As the first step in the examination you are invited to experiment with the above system, code for which is included in the examination kit, and then to go on to develop a pretty-printer for programs expressed in the version of Parva described in the following grammar. A version of this grammar - spread out to make the addition of actions easy - can also be found in the examination kit, along with the necessary frame files.

  COMPILER Parva $NC
  /* Parva level 1 grammar  - Coco/R for C# or Java */

  CHARACTERS
    lf         = CHR(10) .
    backslash  = CHR(92) .
    control    = CHR(0) .. CHR(31) .
    letter     = "ABCDEFGHIJKLMNOPQRSTUVWXYZabcdefghijklmnopqrstuvwxyz" .
    digit      = "0123456789" .
    stringCh   = ANY - '"' - control - backslash .
    charCh     = ANY - "'" - control - backslash .
    printable  = ANY - control .
  TOKENS
    identifier = letter { letter | digit | "_" } .
    number     = digit { digit } .
    stringLit  = '"' { stringCh | backslash printable } '"' .
    charLit    = "'" ( charCh   | backslash printable ) "'" .

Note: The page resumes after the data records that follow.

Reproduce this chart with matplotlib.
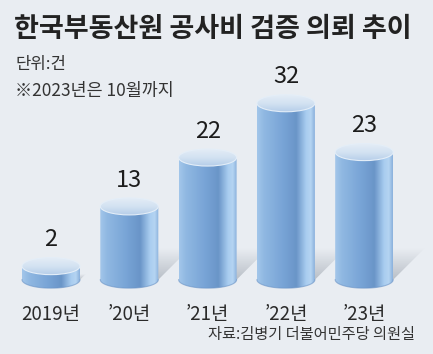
import numpy as np
import matplotlib
matplotlib.use("Agg")
import matplotlib.pyplot as plt
from matplotlib.colors import LinearSegmentedColormap
from matplotlib.patches import Ellipse, PathPatch, Polygon
from matplotlib.path import Path

# data
years = ["2019년", "\u201920년", "\u201921년", "\u201922년", "\u201923년"]
counts = [2, 13, 22, 32, 23]

title = "한국부동산원 공사비 검증 의뢰 추이"
unit_note = "단위:건"
period_note = "※2023년은 10월까지"
source = "자료:김병기 더불어민주당 의원실"

BG = "#e9edf2"
KR = "Noto Sans CJK KR"
NARROW = ["Liberation Sans Narrow", KR, "DejaVu Sans"]

W, H = 433, 354
fig = plt.figure(figsize=(W / 100, H / 100), dpi=100)
fig.patch.set_facecolor(BG)
ax = fig.add_axes([0, 0, 1, 1])
ax.set_facecolor(BG)
ax.axis("off")

# pixel scale of the chart area: 78.3 px per category, 5.43 px per count
px_x, px_y = 78.3, 5.43
x0, y0 = 51, 77  # pixel position of category 0 / value 0 (from bottom)
xlim = (-x0 / px_x, (W - x0) / px_x)
ylim = (-y0 / px_y, (H - y0) / px_y)

bar_w = 58 / px_x
ell_h = 17 / px_y
base = -0.5

body_cmap = LinearSegmentedColormap.from_list("body", [
    (0.0, "#a3c6ea"), (0.12, "#90b8e2"), (0.45, "#78a4d6"),
    (0.68, "#6a95c8"), (0.85, "#a9cdf0"), (0.93, "#b5d4f2"), (1.0, "#8ab1dc")])
top_cmap = LinearSegmentedColormap.from_list("top", ["#b5cde9", "#d3e2f2", "#e3ecf6"])
shadow_cmap = LinearSegmentedColormap.from_list("shadow", ["#b9bfc7", BG])

grad_h = np.linspace(0, 1, 256).reshape(1, -1)
grad_v = np.linspace(0, 1, 256).reshape(-1, 1)

# shadows first, all behind the cylinders
for i, v in enumerate(counts):
    sx = min(32, 3 * v) / px_x
    sy = min(32, 3 * v) / px_y
    p0 = (i - bar_w / 2, base)
    p1 = (i + bar_w / 2, base)
    pts = [p0, p1, (p1[0] + sx, p1[1] + sy), (p0[0] + sx, p0[1] + sy)]
    sh = Polygon(pts, closed=True, facecolor="none", edgecolor="none")
    ax.add_patch(sh)
    yy, xx = np.mgrid[0:1:64j, 0:1:64j]
    img = ax.imshow(yy, cmap=shadow_cmap, origin="lower", aspect="auto",
                    extent=[p0[0], p1[0] + sx, base, base + sy], zorder=1,
                    vmin=0.0, vmax=1.0)
    img.set_clip_path(sh)

# cylinders
theta = np.linspace(np.pi, 2 * np.pi, 60)
for i, v in enumerate(counts):
    z = 2 + i
    left, right = i - bar_w / 2, i + bar_w / 2
    verts = [(left, v), (left, base)]
    verts += list(zip(i + bar_w / 2 * np.cos(theta), base + ell_h / 2 * np.sin(theta)))
    verts += [(right, base), (right, v), (left, v)]
    body = PathPatch(Path(verts), facecolor="none", edgecolor="none")
    ax.add_patch(body)
    img = ax.imshow(grad_h, cmap=body_cmap, aspect="auto",
                    extent=[left, right, base - ell_h / 2, v], zorder=z)
    img.set_clip_path(body)
    ax.plot(i + bar_w / 2 * np.cos(theta), base + ell_h / 2 * np.sin(theta),
            color="#6a93c6", lw=0.8, alpha=0.6, zorder=z + 0.1)

    top = Ellipse((i, v), bar_w, ell_h, facecolor="none", edgecolor="#e4eef8", lw=0.8,
                  zorder=z + 0.3)
    ax.add_patch(top)
    img = ax.imshow(grad_v, cmap=top_cmap, origin="lower", aspect="auto",
                    extent=[left, right, v - ell_h / 2, v + ell_h / 2], zorder=z + 0.2)
    img.set_clip_path(top)

    ax.annotate(str(v), (i, v), xytext=(0, 19), textcoords="offset points",
                ha="center", va="center", fontsize=17, color="#1c1c1c", family=NARROW)
    ax.annotate(years[i], (i, base), xytext=(0, -25), textcoords="offset points",
                ha="center", va="center", fontsize=13.5, color="#2a2a2a", family=NARROW)

ax.set_xlim(*xlim)
ax.set_ylim(*ylim)

fig.text(14 / W, 1 - 29 / H, title, fontsize=19.5, fontweight="bold", family=KR,
         color="#222222", ha="left", va="center")
fig.text(15 / W, 1 - 65 / H, unit_note, fontsize=12, family=KR, color="#333333",
         ha="left", va="center")
fig.text(15 / W, 1 - 91 / H, period_note, fontsize=12.5, family=KR, color="#333333",
         ha="left", va="center")
fig.text(415 / W, 1 - 334 / H, source, fontsize=11, family=KR, color="#333333",
         ha="right", va="center")

fig.savefig("out.png", dpi=100, facecolor=BG)
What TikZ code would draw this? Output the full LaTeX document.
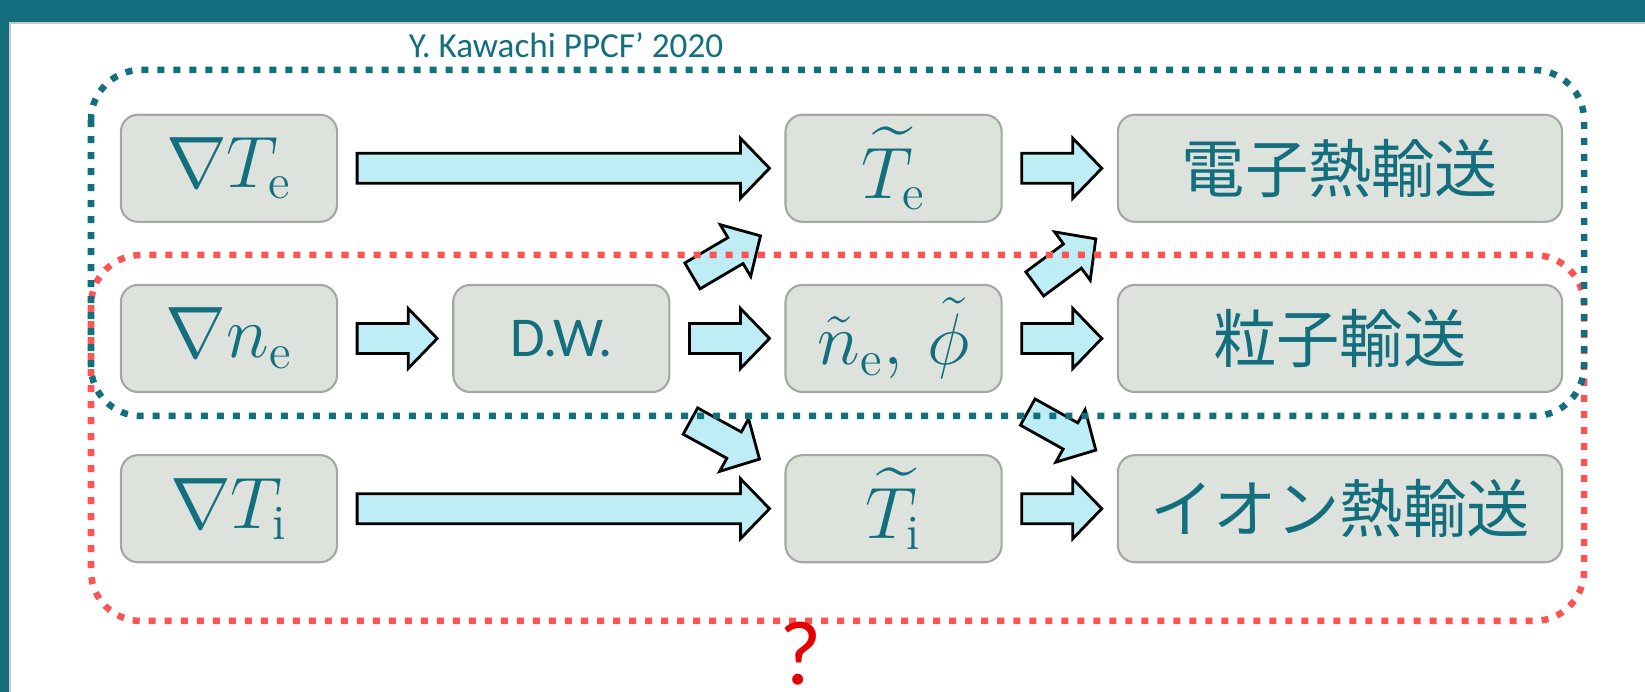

  COMMENTS FROM "//" TO lf
  COMMENTS FROM "/*" TO "*/"
  IGNORE CHR(9) .. CHR(13)

  PRODUCTIONS
    Parva = "void" Ident "(" ")" "{" { Statement } "}" .
    Statement =   Block | ";" | Assignment | ConstDeclarations | VarDeclarations
                | IfStatement | WhileStatement | DoWhileStatement | ForStatement
                | BreakStatement | ContinueStatement | HaltStatement | ReturnStatement
                | ReadStatement | WriteStatement .
    Block = "{" { Statement } "}" .
    ConstDeclarations = "const" OneConst { "," OneConst } ";" .
    OneConst  = Ident "=" Constant .
    Constant = IntConst | CharConst | "true" | "false" | "null" .
    VarDeclarations = Type OneVar { "," OneVar } ";" .
    Type = BasicType [ "[]" ] .
    BasicType = "int" | "bool" | "char" .
    OneVar = Ident [ "=" Expression ] .
    Assignment = Designator ( "=" Expression | "++" | "--" ) ";" .
    Designator = Ident [  "[" Expression "]" ] .
    IfStatement = "if" "(" Condition ")" Statement [ "else" Statement ] .
    WhileStatement = "while" "(" Condition ")" Statement .
    DoWhileStatement = "do" Statement "while" "(" Condition ")" ";" .
    ForStatement = "for" Ident "=" Expression ( "to" | "downto" ) Expression Statement .
    BreakStatement = "break" ";" .
    ContinueStatement = "continue" ";" .
    HaltStatement = "halt" ";" .
    ReturnStatement = "return" ";" .
    ReadStatement = "read" "(" ReadElement { "," ReadElement } ")" ";" .
    ReadElement = ( StringConst | Designator ) .
    WriteStatement = "write" "(" WriteElement { "," WriteElement } ")" ";" .
    WriteElement = ( StringConst | Expression ) .
    Condition = Expression .
    Expression = AndExp { "||" AndExp } .
    AndExp = EqlExp { "&&" EqlExp } .
    EqlExp = RelExp { EqualOp RelExp } .
    RelExp = AddExp [ RelOp AddExp ] .
    AddExp = MultExp { AddOp MultExp } .
    MultExp = Factor { MulOp Factor } .
    Factor = Primary | "+" Factor | "-" Factor | "!" Factor .
    Primary =   Designator | Constant | "new" BasicType "[" Expression "]"
              | "(" ( "char" ")" Factor | "int" ")" Factor | Expression ")" ) .
    AddOp = "+" | "-" .
    MulOp = "*" | "/" | "%" .
    EqualOp = "==" | "!=" .
    RelOp = "<" | "<=" | ">" | ">=" .
    Ident = identifier .
    StringConst = stringLit .
    CharConst = charLit .
    IntConst = number .
  END Parva.

You should find that this is quite easy to do, leading to a system that might be able to convert a "messy" little Parva program like

     void main(){int b,c,d;
       b=        10;
       while (b>0) { write("b = ", b); b--;
       if (b == 4) write(" hit four!\n")
       ;       else write(" on we go\n");}
       }

into the rather more readable code

     void main() {
       int b, c, d;
       b = 10;
       while (b > 0) {
         write("b = ", b);
         b--;
         if (b == 4)
           write(" hit four!\n");
         else
           write(" on we go\n");
       }
     }

Hints: (a) Do not change the grammar to include any of the other extensions you made in Prac 25. (b) One test for correctness is to take the output from the pretty-printer and pretty-print that again (ie take the output file from one run and use it as the input file for another run). You should, of course, just get the same result again.